Following Monday’s discussion about stdlib release and API stability, I wanted to bring up a point about API design and consistency for the stats modules (with specifics from the distributions modules). I can also create an issue on github, but decided to post here, since it’s potentially a broader discussion not strictly related to one issue.
There’s some inconsistency in passed arguments for normal and exponential distributions. Consider the pdfs:
result =
pdf_normal (x, loc, scale)
result =
pdf_exp (x, lambda)
While the normal distribution procedure uses loc
and scale
(reminiscent of scipy) as opposed to mu and sigma, the exponential distribution procdedure uses lambda
rather than scale (, i.e. beta = 1/lambda
) and is missing loc
(though I appreciate that’s not needed as often as for normal distributions).

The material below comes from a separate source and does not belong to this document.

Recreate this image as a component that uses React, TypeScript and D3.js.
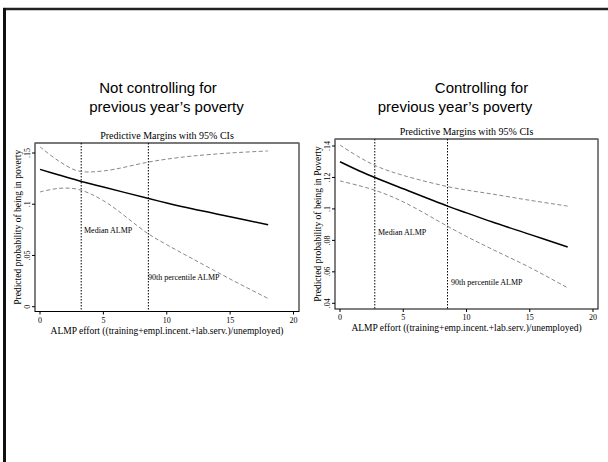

For comparison, scipy pdf arguments are as follows:
scipy.stats.norm.pdf(x, loc, scale)
scipy.stats.expon.pdf(x, loc, scale)
This brings up a broader question of API design. If the goal is to make it feel familiar to scipy users (as touched on in this discussion), sticking to location and scale makes sense. In this case, I’d suggest changing lambda to scale in the passed arguments. On the other hand, I found that while the scale and location convention creates consistency in arguments for different distributions, they also create some confusion (some not connecting normal distribution scale to standard deviation, for example, or taking scale and location parameters as statistically identical between distributions). It’s the reason I decided to stick with the more mathematical arguments for some of my older code I’m currently reworking into a stats lib, while adopting procedure naming conventions more reminiscent of scipy.
Perhaps it’s worth implementing several options, allowing users to (for example) pass either scale/beta or lambda? If you’re a scipy user with little background in statistics, scale will be intuitive and lambda potentiall confusing; if you come into it from the other side, it may be the other way around. However, there’s always the risk of things getting too bloated then. Anyway, this may be worth discussing.